Dr Stephen G. Price, of the Sacred Heart School of Theology, Hales Corners, Wisconsin, elaborates on this:
“In support of the suggestion that the stairs to such pools were divided so as to allow (impure) descent on one side and (purified) ascent on the other, let me cite the apocryphal Christian gospel fragment known as Papyrus Oxyrhynchus 840 (found in Ron Cameron, “The Other Gospels” [Harper & Row, 1984]). There the chief priest in dialogue with Jesus in the Temple Court claims that bathing and changing of clothes are necessary for everyone in that holy place. Then the priest states: “I am clean. For I have bathed myself in the pool of David and have gone down by the one stair and come up by the other and have put on white and clean clothes, and (only) then have I come hither and viewed these holy utensils.” The distinction of the stairs is evidence of the priest’s precautions.” Biblical Archaeology Review May 87.

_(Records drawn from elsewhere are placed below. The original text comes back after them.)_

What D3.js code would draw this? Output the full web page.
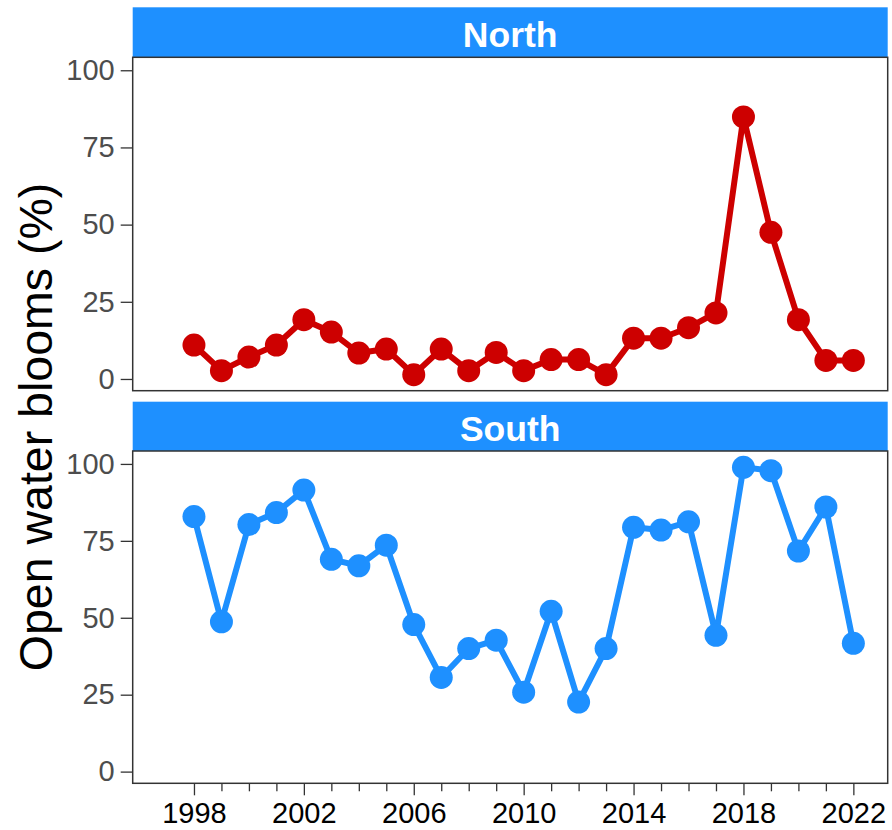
<!DOCTYPE html>
<html>
<head>
<meta charset="utf-8">
<script src="https://cdn.jsdelivr.net/npm/d3@7"></script>
<style>
  html, body { margin: 0; padding: 0; background: #fff; }
  svg { display: block; font-family: "Liberation Sans", Arial, sans-serif; }
</style>
</head>
<body>
<svg id="chart" width="892" height="830"></svg>
<script>
// ---- data ----
const years = [1998,1999,2000,2001,2002,2003,2004,2005,2006,2007,2008,2009,2010,2011,2012,2013,2014,2015,2016,2017,2018,2019,2020,2021,2022];
const northValues = [11.0,2.7,7.1,11.0,19.2,15.2,8.4,9.7,1.4,9.7,2.7,8.6,2.7,6.3,6.3,1.4,13.2,13.2,16.6,21.4,84.9,47.5,19.2,6.0,6.0];
const southValues = [82.9,48.7,80.3,84.2,91.5,69.0,66.9,73.6,47.8,30.6,40.0,42.7,25.8,52.1,22.6,40.0,79.4,78.5,81.2,44.3,98.9,97.8,71.7,86.0,41.7];
const regions = ["North", "South"];
const yTicks = [0, 25, 50, 75, 100];
const xTickLabels = [1998, 2002, 2006, 2010, 2014, 2018, 2022];
const yTitle = "Open water blooms (%)";

const panels = [
  { name: regions[0], values: northValues, color: "#CD0000", stripTop: 7.3, top: 57.3, bottom: 390.7 },
  { name: regions[1], values: southValues, color: "#1E90FF", stripTop: 401.7, top: 451, bottom: 783.3 }
];

const svg = d3.select("#chart");
const left = 132.7, right = 887.7;
const x = d3.scaleLinear().domain([1995.77, 2023.25]).range([left, right]);

panels.forEach((p, i) => {
  const y = d3.scaleLinear().domain([-3.8, 104.2]).range([p.bottom, p.top]);
  const g = svg.append("g");

  // strip
  g.append("rect")
    .attr("x", left).attr("y", p.stripTop)
    .attr("width", right - left).attr("height", p.top - p.stripTop)
    .attr("fill", "#1E90FF");
  g.append("text")
    .attr("x", (left + right) / 2).attr("y", p.top - 10)
    .attr("text-anchor", "middle")
    .attr("fill", "#fff").attr("font-weight", "bold")
    .attr("font-size", 35.5)
    .text(p.name);

  // y axis
  const yAxis = d3.axisLeft(y).tickValues(yTicks).tickSize(12).tickPadding(6).tickSizeOuter(0);
  const ya = g.append("g").attr("transform", `translate(${left},0)`).call(yAxis);
  ya.select(".domain").remove();
  ya.selectAll(".tick line").attr("stroke", "#333").attr("stroke-width", 1.3);
  ya.selectAll(".tick text").attr("fill", "#4D4D4D").attr("font-size", 29)
    .attr("font-family", "Liberation Sans, Arial, sans-serif");

  // x axis (bottom panel only)
  if (i === panels.length - 1) {
    const minor = d3.axisBottom(x).tickValues(years.filter(yv => !xTickLabels.includes(yv)))
      .tickSize(8).tickFormat("").tickSizeOuter(0);
    const mg = g.append("g").attr("transform", `translate(0,${p.bottom})`).call(minor);
    mg.select(".domain").remove();
    mg.selectAll(".tick line").attr("stroke", "#333").attr("stroke-width", 1.3);

    const major = d3.axisBottom(x).tickValues(xTickLabels).tickSize(12).tickPadding(7)
      .tickFormat(d3.format("d")).tickSizeOuter(0);
    const xa = g.append("g").attr("transform", `translate(0,${p.bottom})`).call(major);
    xa.select(".domain").remove();
    xa.selectAll(".tick line").attr("stroke", "#333").attr("stroke-width", 1.3);
    xa.selectAll(".tick text").attr("fill", "#000").attr("font-size", 29)
      .attr("font-family", "Liberation Sans, Arial, sans-serif");
  }

  // data
  const pts = years.map((yr, k) => ({ yr, v: p.values[k] }));
  const line = d3.line().x(d => x(d.yr)).y(d => y(d.v));
  g.append("path").datum(pts)
    .attr("d", line).attr("fill", "none")
    .attr("stroke", p.color).attr("stroke-width", 6).attr("stroke-linejoin", "round");
  g.selectAll("circle.pt").data(pts).enter().append("circle")
    .attr("class", "pt")
    .attr("cx", d => x(d.yr)).attr("cy", d => y(d.v)).attr("r", 11.5)
    .attr("fill", p.color);

  // panel border
  g.append("rect")
    .attr("x", left).attr("y", p.top)
    .attr("width", right - left).attr("height", p.bottom - p.top)
    .attr("fill", "none").attr("stroke", "#333").attr("stroke-width", 1.5);
});

// y title
svg.append("text")
  .attr("transform", "translate(52,427) rotate(-90)")
  .attr("text-anchor", "middle")
  .attr("font-size", 46.5)
  .attr("fill", "#000")
  .text(yTitle);
</script>
</body>
</html>
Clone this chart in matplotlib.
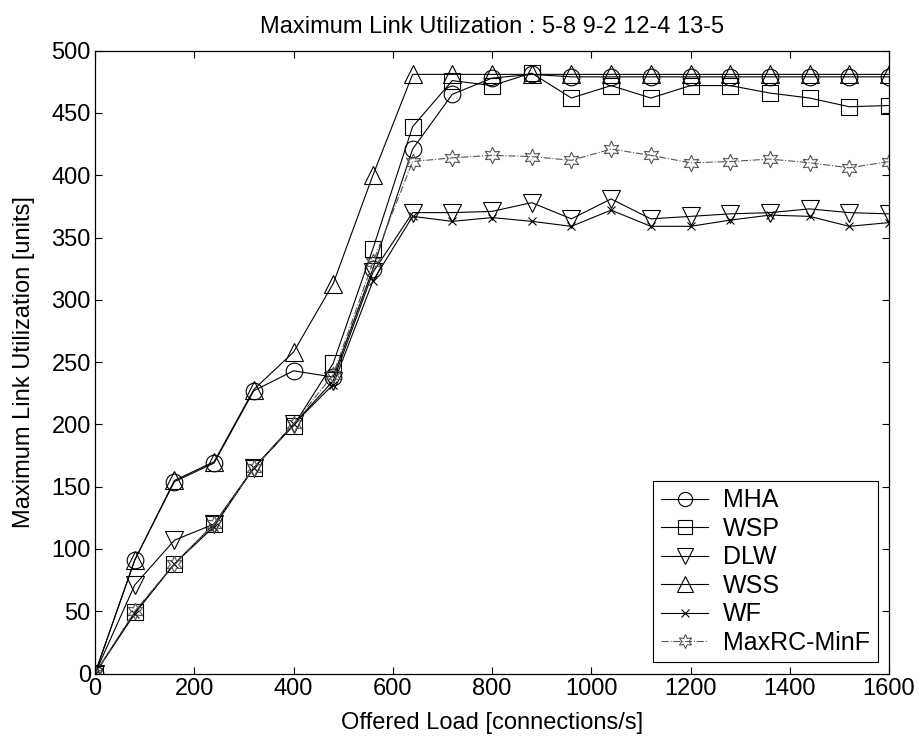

However this point of view differed from that of Rabbi David M. Friedman, Congregation Darchei Noam, Oceanside, New York, who says: “The explanations offered for the division of the stairways leading to the Mikveh by a low wall or pillars are not sound. The stairway itself, being Mehubar L’Karkah permanently affixed to the ground, can neither contract nor impart ritual impurity. If the fear was contact with ritual contaminants such as dead insects or the like, such a nominal division couldn’t preclude a mishap. More likely, larger Mikva’ot that had a large volume of users, had these dividers to separate those entering from those exiting. The entire process was simply a formality similar to that mentioned in the Mishnah (Middot 2:2) of entering and exiting the Temple Mount using different gates.” Biblical Archaeology Review May 87.
However, this viewpoint is unlikely as in Jerusalem the laws stated that unclean had to walk in the centre of the road or bridge (where the drains were and the donkeys walked), while the clean on their way to the Temple walked on the side of the roads nearest buildings, a sight still to be seen today. Also the Early church practise was to build divided steps as a symbol of “rising to walk in newness of life.”
Professor Wood quotes from one of the scrolls to support his argument that not only were the pools at Qumran used for ceremonial purposes, but that the participant actually immersed himself in them. “Let him not enter into the water to touch the purity of the men of holiness, for they shall not be pure except they have repented of their wickedness” (“Manual of Discipline” 5:13-14). On the question of the mode of the ceremony, whether the members immersed themselves fully or sprinkled he concluded, “The members of the Qumran sect most certainly dipped.”
Dr William Sanford la Sor in the January 1987 edition of the “Biblical Archaeology Review” claims that “the archaeological and Mishnaic evidence seems to support the argument for immersion. That is clearly what occurred in the contemporaneous Jewish mikva’ot, so that is probably what happened in early Jewish baptism.” Page 58. From the writings of Rabbi Maimonides, 12th Century AD master of Rabbinic literature, the author quotes an interesting statement: “Whosoever immerses himself must immerse his whole body, naked, and all of it at once…And if any who is unclean immerses himself in his garments, the immersion still avails him since the water enters through the garments and these do not interpose.” Even the hair must be totally covered, however the Mishnah states, “For immersion to be valid, no part of the body’s surface may be untouched by water. However, it is not needful that the water should enter into every orifice and wrinkle” Mikva’ot 8:5. The Mishnah further states that the immersion pool must contain a minimum of 40 seahs, about 270 litres of water (1000 by some calculations), enough for a person standing in it to be completely immersed, (the knees may be bent), in a deep baptistery no smaller than a cubit square. It can easily be seen how significant these archaeological discoveries have been on the mode of first century baptism.